== GIVEN REQUEST ==
Leave out the pictures and retype only the lines from the opening line to the line that holds "DejaVu Serif, Times", both ends included.

(Code that draws figures)
##########

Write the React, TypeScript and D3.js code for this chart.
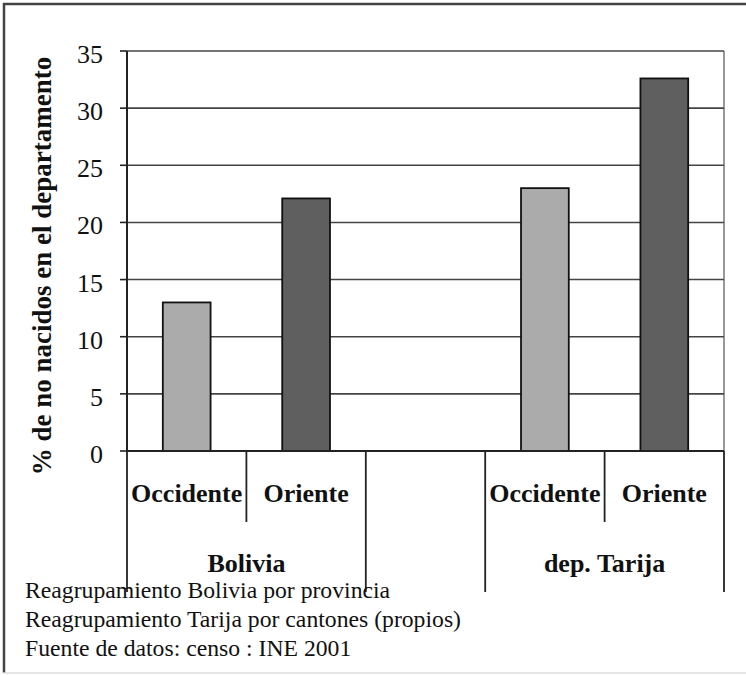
import React from "react";
import * as d3 from "d3";

const categories = ["Occidente", "Oriente", "", "Occidente", "Oriente"];
const groupOf = ["Bolivia", "Bolivia", "", "dep. Tarija", "dep. Tarija"];
const values: (number | null)[] = [13.0, 22.1, null, 23.0, 32.6];
const barColors = ["#ababab", "#5f5f5f", "none", "#ababab", "#5f5f5f"];
const groupNames = ["Bolivia", "dep. Tarija"];
const yTicks = [0, 5, 10, 15, 20, 25, 30, 35];
const yTitle = "% de no nacidos en el departamento";
const notes = [
  "Reagrupamiento Bolivia por provincia",
  "Reagrupamiento Tarija por cantones (propios)",
  "Fuente de datos: censo : INE 2001",
];

const W = 746;
const H = 675;
const left = 127;
const right = 724;
const top = 51;
const bottom = 451;

const serif = "Liberation Serif, DejaVu Serif, Times New Roman, serif";

export default function App() {
  const idx = categories.map((_, i) => i);
  const x = d3.scaleBand<number>().domain(idx).range([left, right]).padding(0);
  const y = d3.scaleLinear().domain([0, 35]).range([bottom, top]);
  const bw = x.bandwidth();
  const barW = bw * 0.4;

  const boundaries = d3.range(categories.length + 1).map((i) => {
    const xb = i < categories.length ? (x(i) as number) : (x(categories.length - 1) as number) + bw;
    const prev = i > 0 ? groupOf[i - 1] : null;
    const next = i < categories.length ? groupOf[i] : null;
    const long = prev === null || next === null || prev !== next || prev === "";
    return { xb, long };
  });

  const ts = { fontFamily: serif } as React.CSSProperties;

  return (
    <svg
      width={W}
      height={H}
      style={{ position: "absolute", left: 0, top: 0, background: "#fff", fontFamily: serif }}
    >
      <line x1={4} x2={4} y1={3} y2={673} stroke="#444" strokeWidth={2.5} />
      <line x1={3} x2={W} y1={4} y2={4} stroke="#444" strokeWidth={2.5} />
      <line x1={3} x2={W} y1={673} y2={673} stroke="#ddd" strokeWidth={1.5} />

      <line x1={right} x2={right} y1={top} y2={bottom} stroke="#999" strokeWidth={2} />

      {yTicks.filter((t) => t > 0).map((t) => (
        <line key={"g" + t} x1={left} x2={right} y1={y(t)} y2={y(t)} stroke="#444" strokeWidth={1.6} />
      ))}

      {values.map((v, i) =>
        v === null ? null : (
          <rect
            key={"b" + i}
            x={(x(i) as number) + bw / 2 - barW / 2}
            y={y(v)}
            width={barW}
            height={y(0) - y(v)}
            fill={barColors[i]}
            stroke="#111"
            strokeWidth={1.8}
          />
        )
      )}

      <line x1={left} x2={left} y1={top} y2={bottom} stroke="#222" strokeWidth={2} />
      {yTicks.map((t) => (
        <g key={"t" + t}>
          <line x1={120} x2={left} y1={y(t)} y2={y(t)} stroke="#222" strokeWidth={1.6} />
          <text x={103} y={y(t) + 12} textAnchor="end" fontSize={26} fill="#111" style={ts}>
            {t}
          </text>
        </g>
      ))}

      <line x1={left} x2={right} y1={bottom} y2={bottom} stroke="#222" strokeWidth={2} />
      {boundaries.map((b, i) => (
        <line
          key={"s" + i}
          x1={b.xb}
          x2={b.xb}
          y1={bottom}
          y2={b.long ? 592 : 522}
          stroke="#222"
          strokeWidth={1.8}
        />
      ))}

      {categories.map((c, i) => (
        <text
          key={"c" + i}
          x={(x(i) as number) + bw / 2}
          y={502}
          textAnchor="middle"
          fontSize={26}
          fontWeight="bold"
          fill="#111"
          style={ts}
        >
          {c}
        </text>
      ))}

      {groupNames.map((g) => {
        const members = idx.filter((i) => groupOf[i] === g);
        const cx = d3.mean(members, (i) => (x(i) as number) + bw / 2) as number;
        return (
          <text key={g} x={cx} y={572} textAnchor="middle" fontSize={26} fontWeight="bold" fill="#111" style={ts}>
            {g}
          </text>
        );
      })}

      <text
        transform={`translate(51, 266) rotate(-90)`}
        textAnchor="middle"
        fontSize={27}
        fontWeight="bold"
        fill="#111"
        style={ts}
      >
        {yTitle}
      </text>

      {notes.map((n, i) => (
        <text key={"n" + i} x={25} y={598 + i * 29} fontSize={23.7} fill="#111" style={ts}>
          {n}
        </text>
      ))}
    </svg>
  );
}
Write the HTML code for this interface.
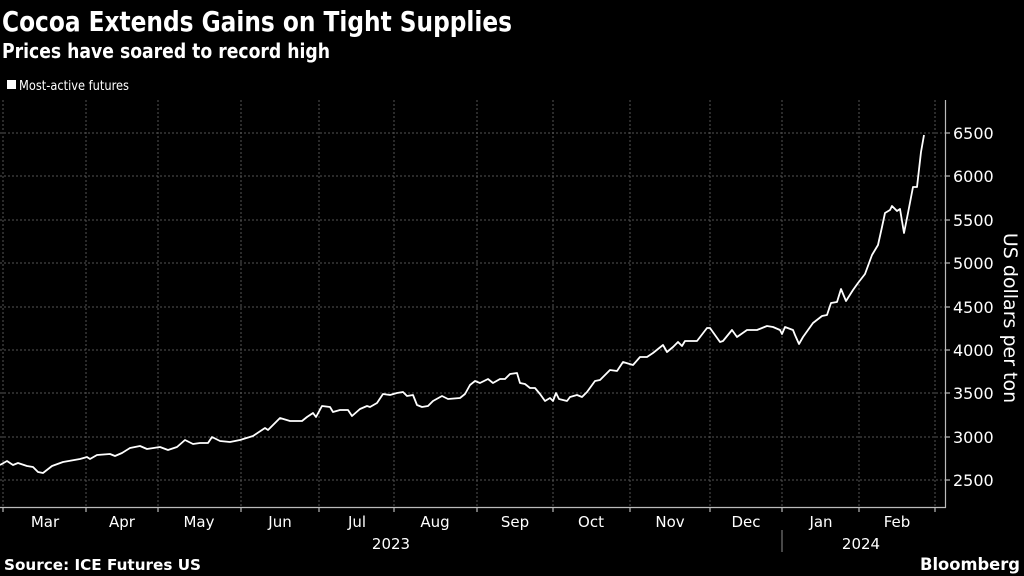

##########

== FINISHED TASK ==
Write the React, TypeScript and D3.js code for this chart.
import React from "react";
import * as d3 from "d3";

const categories = ["Occidente", "Oriente", "", "Occidente", "Oriente"];
const groupOf = ["Bolivia", "Bolivia", "", "dep. Tarija", "dep. Tarija"];
const values: (number | null)[] = [13.0, 22.1, null, 23.0, 32.6];
const barColors = ["#ababab", "#5f5f5f", "none", "#ababab", "#5f5f5f"];
const groupNames = ["Bolivia", "dep. Tarija"];
const yTicks = [0, 5, 10, 15, 20, 25, 30, 35];
const yTitle = "% de no nacidos en el departamento";
const notes = [
  "Reagrupamiento Bolivia por provincia",
  "Reagrupamiento Tarija por cantones (propios)",
  "Fuente de datos: censo : INE 2001",
];

const W = 746;
const H = 675;
const left = 127;
const right = 724;
const top = 51;
const bottom = 451;

const serif = "Liberation Serif, DejaVu Serif, Times New Roman, serif";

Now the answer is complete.